In 2002, I took a month-long artist’s retreat deep in the woods of British Columbia, living in a tent on a mountainside with no electricity or running water. I intended to focus on photography, which had been a passion of mine for at least a decade, but when my camera broke on the first day there I purchased some paints and started painting in earnest.
Initially, I worked exclusively with a palette knife and acrylics on found wood and now primarily paint with oil, as well as enjoy experimenting with the sculptural qualities of encaustic/mixed media pieces.
I think a lot about color and composition when I work, although much of the process is intuitive and often serendipitous. I often begin a painting by moving colors around until an image reveals itself, having no idea at the outset what the final image might be. Other times, my work is a bit more calculated, and I have an idea of where I’d like to end up, although I frequently arrive at a different destination. And I find that exciting.

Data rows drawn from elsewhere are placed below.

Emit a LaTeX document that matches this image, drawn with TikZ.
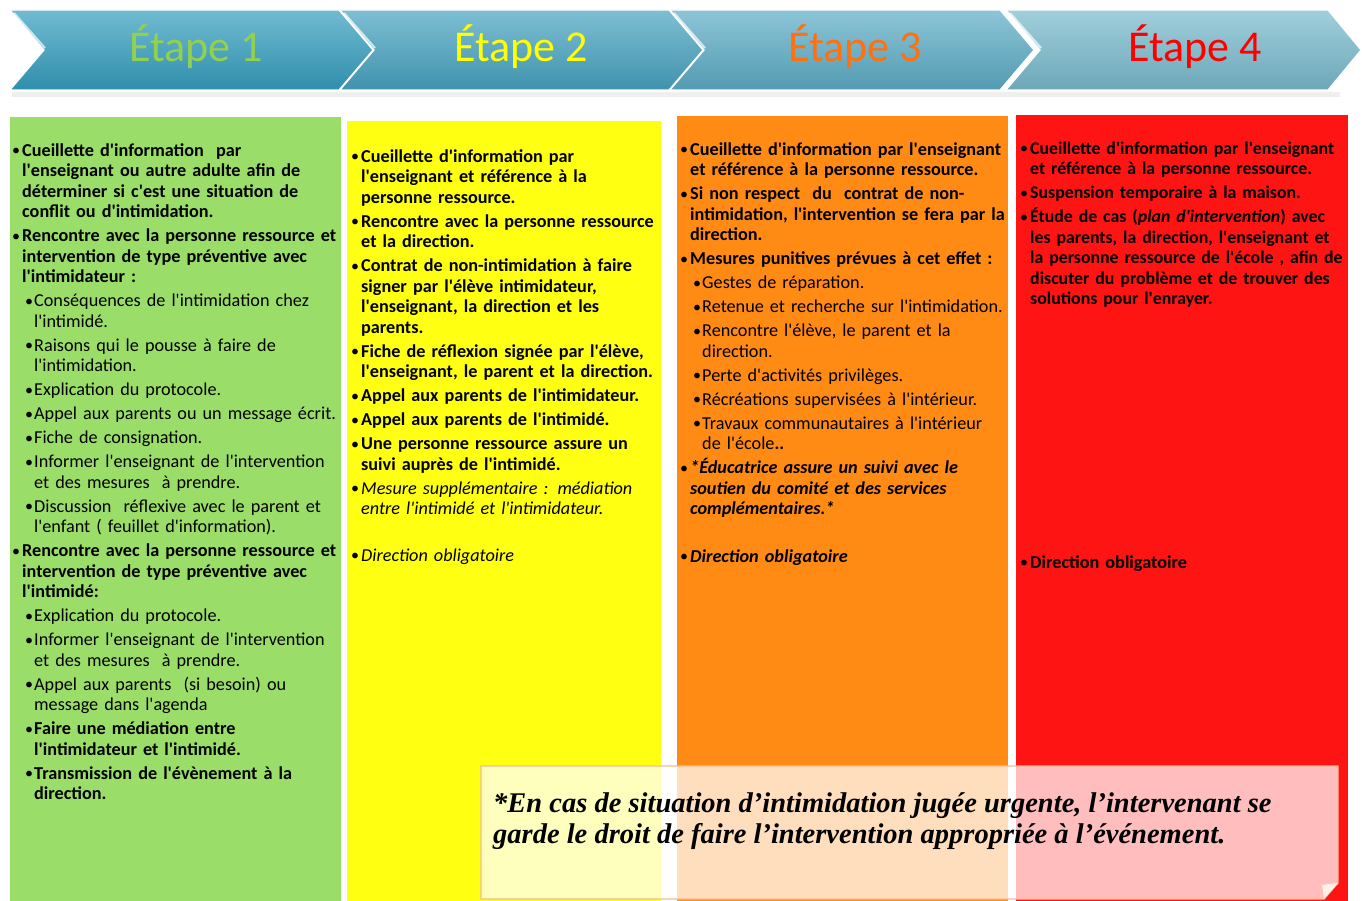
\documentclass[tikz,border=0pt]{standalone}
\usepackage{fontspec}
\setmainfont{Carlito}[Ligatures=TeXOff]
\newfontfamily\notefont{Liberation Serif}

\definecolor{colgreen}{RGB}{155,221,105}
\definecolor{colyellow}{RGB}{255,255,18}
\definecolor{colorange}{RGB}{255,138,20}
\definecolor{colred}{RGB}{255,20,20}
\definecolor{chevA}{RGB}{52,158,190}
\definecolor{chevB}{RGB}{70,163,192}
\definecolor{chevC}{RGB}{92,172,198}
\definecolor{chevD}{RGB}{120,186,205}
\definecolor{etgreen}{RGB}{146,208,80}
\definecolor{etyellow}{RGB}{255,255,0}
\definecolor{etorange}{RGB}{255,112,16}
\definecolor{etred}{RGB}{255,0,0}
\definecolor{noteline}{RGB}{244,186,150}

% puces
\newcommand{\puce}{\raisebox{0.5pt}{\fontsize{16}{16}\selectfont •}}
\newcommand{\itm}[1]{\par\setlength{\parskip}{3.5pt}\setlength{\leftskip}{0pt}\hangindent=10pt\hangafter=1\noindent\makebox[10pt][l]{\puce}#1}
\newcommand{\sitm}[1]{\par\setlength{\parskip}{3.5pt}\setlength{\leftskip}{13pt}\hangindent=9pt\hangafter=1\noindent\makebox[9pt][l]{\puce}#1}

\tikzset{
  chevron/.style={draw=white, line width=1.2pt, top color=#1!70!white, middle color=#1, bottom color=#1!90!black},
  etape/.style={font=\fontsize{44}{50}\selectfont},
  coltext/.style={anchor=north west, inner sep=0pt, text width=400pt,
    font=\fontsize{18.2}{20.5}\selectfont},
  column/.style={fill=#1, draw=none}
}

\begin{document}
\begin{tikzpicture}[x=1pt,y=-1pt]
  \useasboundingbox (0,0) rectangle (1362,901);
  \fill[white] (0,0) rectangle (1362,901);

  % bandeau des etapes
  \fill[black!20, opacity=0.3] (12,92) -- (1340,92) -- (1340,97) -- (12,97) -- cycle;
  \path[chevron=chevA] (10,10) -- (339,10) -- (373,50) -- (339,90) -- (10,90) -- (44,50) -- cycle;
  \path[chevron=chevB] (340,10) -- (669,10) -- (703,50) -- (669,90) -- (340,90) -- (374,50) -- cycle;
  \path[chevron=chevC] (670,10) -- (1000,10) -- (1034,50) -- (1000,90) -- (670,90) -- (704,50) -- cycle;
  \path[chevron=chevD] (1006,10) -- (1328,10) -- (1361,50) -- (1328,90) -- (1006,90) -- (1040,50) -- cycle;
  \draw[white, opacity=0.7, line width=2pt] (14,13) -- (45,48) (344,13) -- (375,48) (674,13) -- (705,48) (1010,13) -- (1041,48);

  \node[etape, text=etgreen] (etape1) at (196,47) {Étape 1};
  \node[etape, text=etyellow] (etape2) at (521,47) {Étape 2};
  \node[etape, text=etorange] (etape3) at (855,47) {Étape 3};
  \node[etape, text=etred] (etape4) at (1195,47) {Étape 4};

  % colonnes
  \fill[column=colgreen] (10,117) rectangle (341,901);
  \fill[column=colyellow] (347,121) rectangle (661,901);
  \fill[column=colorange] (677,116) rectangle (1008,901);
  \fill[column=colred] (1016,115) rectangle (1348,901);

  \node[coltext] (col1) at (12,132) {%
    \itm{\textbf{Cueillette d'information\ \ par\newline
      l'enseignant ou autre adulte afin de\newline
      déterminer si c'est une situation de\newline
      conflit ou d'intimidation.}}
    \itm{\textbf{Rencontre avec la personne ressource et\newline
      intervention de type préventive avec\newline
      l'intimidateur :}}
    \sitm{Conséquences de l'intimidation chez\newline l'intimidé.}
    \sitm{Raisons qui le pousse à faire de\newline l'intimidation.}
    \sitm{Explication du protocole.}
    \sitm{Appel aux parents ou un message écrit.}
    \sitm{Fiche de consignation.}
    \sitm{Informer l'enseignant de l'intervention\newline et des mesures\ \ à prendre.}
    \sitm{Discussion\ \ réflexive avec le parent et\newline l'enfant ( feuillet d'information).}
    \itm{\textbf{Rencontre avec la personne ressource et\newline
      intervention de type préventive avec\newline
      l'intimidé:}}
    \sitm{Explication du protocole.}
    \sitm{Informer l'enseignant de l'intervention\newline et des mesures\ \ à prendre.}
    \sitm{Appel aux parents\ \ (si besoin) ou\newline message dans l'agenda}
    \sitm{\textbf{Faire une médiation entre\newline l'intimidateur et l'intimidé.}}
    \sitm{\textbf{Transmission de l'évènement à la\newline direction.}}\par};

  \node[coltext] (col2) at (351,138) {%
    \itm{\textbf{Cueillette d'information par\newline
      l'enseignant et référence à la\newline personne ressource.}}
    \itm{\textbf{Rencontre avec la personne ressource\newline et la direction.}}
    \itm{\textbf{Contrat de non-intimidation à faire\newline
      signer par l'élève intimidateur,\newline
      l'enseignant, la direction et les\newline parents.}}
    \itm{\textbf{Fiche de réflexion signée par l'élève,\newline
      l'enseignant, le parent et la direction.}}
    \itm{\textbf{Appel aux parents de l'intimidateur.}}
    \itm{\textbf{Appel aux parents de l'intimidé.}}
    \itm{\textbf{Une personne ressource assure un\newline suivi auprès de l'intimidé.}}
    \itm{\textit{Mesure supplémentaire : médiation\newline entre l'intimidé et l'intimidateur.}}\par};
  \node[coltext] (col2dir) at (351,537) {\itm{\textit{Direction obligatoire}}\par};

  \node[coltext] (col3) at (680,131) {%
    \itm{\textbf{Cueillette d'information par l'enseignant\newline
      et référence à la personne ressource.}}
    \itm{\textbf{Si non respect\ \ du\ \ contrat de non-\newline
      intimidation, l'intervention se fera par la\newline direction.}}
    \itm{\textbf{Mesures punitives prévues à cet effet :}}
    \sitm{Gestes de réparation.}
    \sitm{Retenue et recherche sur l'intimidation.}
    \sitm{Rencontre l'élève, le parent et la\newline direction.}
    \sitm{Perte d'activités privilèges.}
    \sitm{Récréations supervisées à l'intérieur.}
    \sitm{Travaux communautaires à l'intérieur\newline de l'école\textbf{..}}
    \itm{\textbf{\textit{*Éducatrice assure un suivi avec le\newline
      soutien du comité et des services\newline complémentaires.*}}}\par};
  \node[coltext] (col3dir) at (680,538) {\itm{\textbf{\textit{Direction obligatoire}}}\par};

  \node[coltext, font=\fontsize{17.8}{20.5}\selectfont] (col4) at (1020,130) {%
    \itm{\textbf{Cueillette d'information par l'enseignant\newline
      et référence à la personne ressource.}}
    \itm{\textbf{Suspension temporaire à la maison.}}
    \itm{\textbf{Étude de cas (\textit{plan d'intervention}) avec\newline
      les parents, la direction, l'enseignant et\newline
      la personne ressource de l'école , afin de\newline
      discuter du problème et de trouver des\newline
      solutions pour l'enrayer.}}\par};
  \node[coltext] (col4dir) at (1020,544) {\itm{\textbf{Direction obligatoire}}\par};

  % note en bas
  \fill[white, fill opacity=0.72] (481,766) -- (1338,766) -- (1338,883) -- (1324,899) -- (481,899) -- cycle;
  \draw[noteline, line width=1.3pt] (481,766) -- (1338,766) -- (1338,883) -- (1324,899) -- (481,899) -- cycle;
  \fill[white!80!noteline] (1338,883) -- (1324,899) -- (1322,885) -- cycle;
  \node[anchor=north west, inner sep=0pt, align=left, font=\notefont\bfseries\itshape\fontsize{28.5}{31}\selectfont]
    (note) at (493,792) {*En cas de situation d’intimidation jugée urgente, l’intervenant se\\
    garde le droit de faire l’intervention appropriée à l’événement.};
\end{tikzpicture}
\end{document}
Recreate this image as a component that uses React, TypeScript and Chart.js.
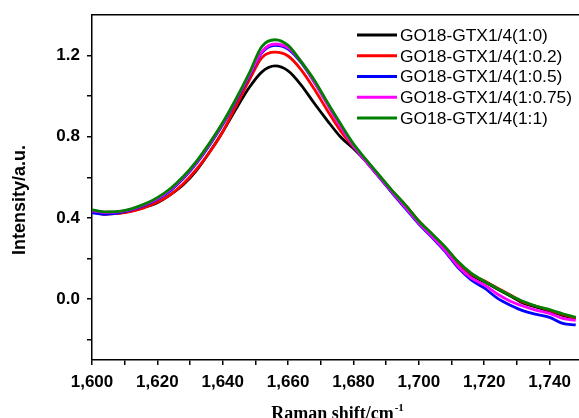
import React, { useEffect, useRef } from 'react';
import { Chart, registerables } from 'chart.js';

Chart.register(...registerables);

const ramanShift = [1600, 1604, 1608, 1612, 1616, 1620, 1624, 1628, 1632, 1636, 1640, 1644, 1648, 1652, 1656, 1660, 1664, 1668, 1672, 1676, 1680, 1684, 1688, 1692, 1696, 1700, 1704, 1708, 1712, 1716, 1720, 1724, 1728, 1732, 1736, 1740, 1744, 1748];

const ratio1_0 = [0.430, 0.422, 0.424, 0.435, 0.452, 0.475, 0.515, 0.565, 0.635, 0.725, 0.825, 0.935, 1.040, 1.120, 1.149, 1.125, 1.055, 0.965, 0.880, 0.800, 0.742, 0.675, 0.600, 0.525, 0.455, 0.375, 0.315, 0.250, 0.180, 0.120, 0.085, 0.050, 0.015, -0.020, -0.040, -0.060, -0.080, -0.095];
const ratio1_02 = [0.432, 0.418, 0.422, 0.432, 0.450, 0.478, 0.515, 0.570, 0.640, 0.725, 0.825, 0.950, 1.075, 1.190, 1.217, 1.198, 1.130, 1.035, 0.930, 0.830, 0.750, 0.680, 0.605, 0.530, 0.462, 0.385, 0.320, 0.255, 0.182, 0.125, 0.090, 0.055, 0.020, -0.015, -0.035, -0.055, -0.075, -0.094];
const ratio1_05 = [0.425, 0.418, 0.425, 0.440, 0.462, 0.492, 0.535, 0.595, 0.670, 0.760, 0.860, 0.975, 1.095, 1.215, 1.250, 1.232, 1.165, 1.070, 0.965, 0.855, 0.755, 0.675, 0.598, 0.520, 0.445, 0.370, 0.305, 0.235, 0.155, 0.095, 0.055, 0.005, -0.030, -0.058, -0.075, -0.090, -0.120, -0.127];
const ratio1_075 = [0.435, 0.428, 0.430, 0.442, 0.465, 0.495, 0.540, 0.600, 0.675, 0.765, 0.865, 0.980, 1.100, 1.220, 1.257, 1.238, 1.170, 1.070, 0.960, 0.850, 0.755, 0.675, 0.600, 0.525, 0.450, 0.375, 0.310, 0.240, 0.162, 0.105, 0.070, 0.025, -0.010, -0.035, -0.055, -0.070, -0.095, -0.105];
const ratio1_1 = [0.440, 0.430, 0.432, 0.445, 0.468, 0.500, 0.545, 0.605, 0.680, 0.770, 0.870, 0.985, 1.110, 1.245, 1.278, 1.250, 1.170, 1.080, 0.970, 0.865, 0.765, 0.685, 0.608, 0.532, 0.462, 0.385, 0.322, 0.258, 0.185, 0.128, 0.088, 0.052, 0.018, -0.012, -0.035, -0.052, -0.072, -0.090];

const seriesLabels = ['GO18-GTX1/4(1:0)', 'GO18-GTX1/4(1:0.2)', 'GO18-GTX1/4(1:0.5)', 'GO18-GTX1/4(1:0.75)', 'GO18-GTX1/4(1:1)'];
const seriesValues = [ratio1_0, ratio1_02, ratio1_05, ratio1_075, ratio1_1];
const seriesColors = ['#000000', '#ff0000', '#0000ff', '#ff00ff', '#008000'];

const xTickValues = [1600, 1610, 1620, 1630, 1640, 1650, 1660, 1670, 1680, 1690, 1700, 1710, 1720, 1730, 1740];
const xLabeledTicks = [1600, 1620, 1640, 1660, 1680, 1700, 1720, 1740];
const yTickValues = [-0.2, 0, 0.2, 0.4, 0.6, 0.8, 1.0, 1.2];
const yLabeledTicks = [0, 0.4, 0.8, 1.2];

const xTitle = 'Raman shift/cm';
const xTitleSup = '-1';
const yTitle = 'Intensity/a.u.';

const W = 579;
const H = 418;

export default function App() {
  const ref = useRef<HTMLCanvasElement | null>(null);

  useEffect(() => {
    if (!ref.current) return;
    const sansBold = '"Liberation Sans", Arial, sans-serif';

    const overlay = {
      id: 'overlay',
      afterDraw(chart: any) {
        const ctx = chart.ctx;
        ctx.save();
        // legend
        const lx0 = 357, lx1 = 397, tx = 400, ly0 = 35, dy = 20.75;
        chart.data.datasets.forEach((ds: any, i: number) => {
          const y = ly0 + i * dy;
          ctx.strokeStyle = ds.borderColor;
          ctx.lineWidth = 3;
          ctx.beginPath();
          ctx.moveTo(lx0, y);
          ctx.lineTo(lx1, y);
          ctx.stroke();
          ctx.fillStyle = '#000';
          ctx.font = '17.4px "Liberation Sans", Arial, sans-serif';
          ctx.textBaseline = 'middle';
          ctx.textAlign = 'left';
          ctx.fillText(ds.label, tx, y + 1);
        });
        // y title
        ctx.save();
        ctx.translate(20, 200);
        ctx.rotate(-Math.PI / 2);
        ctx.font = 'bold 18px ' + sansBold;
        ctx.textAlign = 'center';
        ctx.textBaseline = 'middle';
        ctx.fillStyle = '#000';
        ctx.fillText(yTitle, 0, 0);
        ctx.restore();
        // x title
        ctx.font = 'bold 18px "Liberation Serif", "Times New Roman", serif';
        const w1 = ctx.measureText(xTitle).width;
        ctx.font = 'bold 11px "Liberation Serif", "Times New Roman", serif';
        const w2 = ctx.measureText(xTitleSup).width;
        const startX = 337 - (w1 + w2) / 2;
        ctx.textAlign = 'left';
        ctx.textBaseline = 'alphabetic';
        ctx.font = 'bold 18px "Liberation Serif", "Times New Roman", serif';
        ctx.fillText(xTitle, startX, 419);
        ctx.font = 'bold 11px "Liberation Serif", "Times New Roman", serif';
        ctx.fillText(xTitleSup, startX + w1 + 1, 411);
        ctx.restore();
      },
    };

    const chart = new Chart(ref.current, {
      type: 'line',
      data: {
        datasets: seriesValues.map((vals, i) => ({
          label: seriesLabels[i],
          data: ramanShift.map((x, j) => ({ x, y: vals[j] })),
          borderColor: seriesColors[i],
          backgroundColor: seriesColors[i],
          borderWidth: 2.8,
          pointRadius: 0,
          fill: false,
          cubicInterpolationMode: 'monotone' as const,
          order: seriesValues.length - i,
        })),
      },
      options: {
        responsive: false,
        animation: false,
        devicePixelRatio: 1,
        layout: { padding: { top: 15, left: 0, right: 0, bottom: 0 } },
        plugins: {
          legend: { display: false },
          tooltip: { enabled: false },
          title: { display: false },
        },
        scales: {
          x: {
            type: 'linear',
            position: 'bottom',
            min: 1600,
            max: 1749,
            afterBuildTicks: (s: any) => {
              s.ticks = xTickValues.map((v) => ({ value: v }));
            },
            afterFit: (s: any) => {
              s.height = H - 360;
              s.paddingLeft = 0;
              s.paddingRight = 0;
            },
            grid: {
              drawOnChartArea: false,
              drawTicks: true,
              tickLength: 5,
              color: '#000',
              lineWidth: 1.5,
            },
            border: { display: true, color: '#000', width: 1.5 },
            ticks: {
              autoSkip: false,
              maxRotation: 0,
              padding: 7,
              color: '#000',
              font: { family: sansBold, size: 17, weight: 'bold' },
              callback: (v: any) => (xLabeledTicks.includes(Number(v)) ? Number(v).toLocaleString('en-US') : ''),
            },
          },
          x2: {
            type: 'linear',
            position: 'top',
            min: 1600,
            max: 1749,
            afterFit: (s: any) => {
              s.height = 0;
              s.paddingLeft = 0;
              s.paddingRight = 0;
            },
            grid: { display: false, drawTicks: false },
            border: { display: true, color: '#000', width: 1.5 },
            ticks: { display: false },
          },
          y: {
            type: 'linear',
            position: 'left',
            min: -0.3,
            max: 1.4,
            afterBuildTicks: (s: any) => {
              s.ticks = yTickValues.map((v) => ({ value: v }));
            },
            afterFit: (s: any) => {
              s.width = 92;
              s.paddingTop = 0;
              s.paddingBottom = 0;
            },
            grid: {
              drawOnChartArea: false,
              drawTicks: true,
              tickLength: 5,
              color: '#000',
              lineWidth: 1.5,
            },
            border: { display: true, color: '#000', width: 1.5 },
            ticks: {
              autoSkip: false,
              padding: 7,
              color: '#000',
              font: { family: sansBold, size: 17, weight: 'bold' },
              callback: (v: any) => {
                const n = Math.round(Number(v) * 10) / 10;
                return yLabeledTicks.some((t) => Math.abs(t - n) < 1e-6) ? n.toFixed(1) : '';
              },
            },
          },
        },
      },
      plugins: [overlay],
    } as any);

    return () => chart.destroy();
  }, []);

  return (
    <div style={{ position: 'fixed', left: 0, top: 0, width: W, height: H, background: '#fff' }}>
      <canvas ref={ref} width={W} height={H} style={{ display: 'block', width: W, height: H }} />
    </div>
  );
}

As was the case with photography, painting reminds me to take time to absorb the natural world, and my hope is that my work somehow reflects bits of beauty I have taken in. In particular, I am fascinated with how visually pleasing nature’s randomness can be; the way an erratic row of trees is capriciously arranged, how chance groupings of flowers pepper a field, the incidental patterns created by swaths of color in a landscape, the seemingly arbitrary twists and turns branches choose to make – configurations that present themselves with confidence; as if there could be no other way. And when I am fortunate enough to be painting outdoors in their midst, I am able to borrow from that hand. The challenge comes when I am creating work in the confines of my studio with no guide to the “the beauty of randomness” except my own imaginings…and chance…
Oh…and when I am not painting, I am a high school math teacher.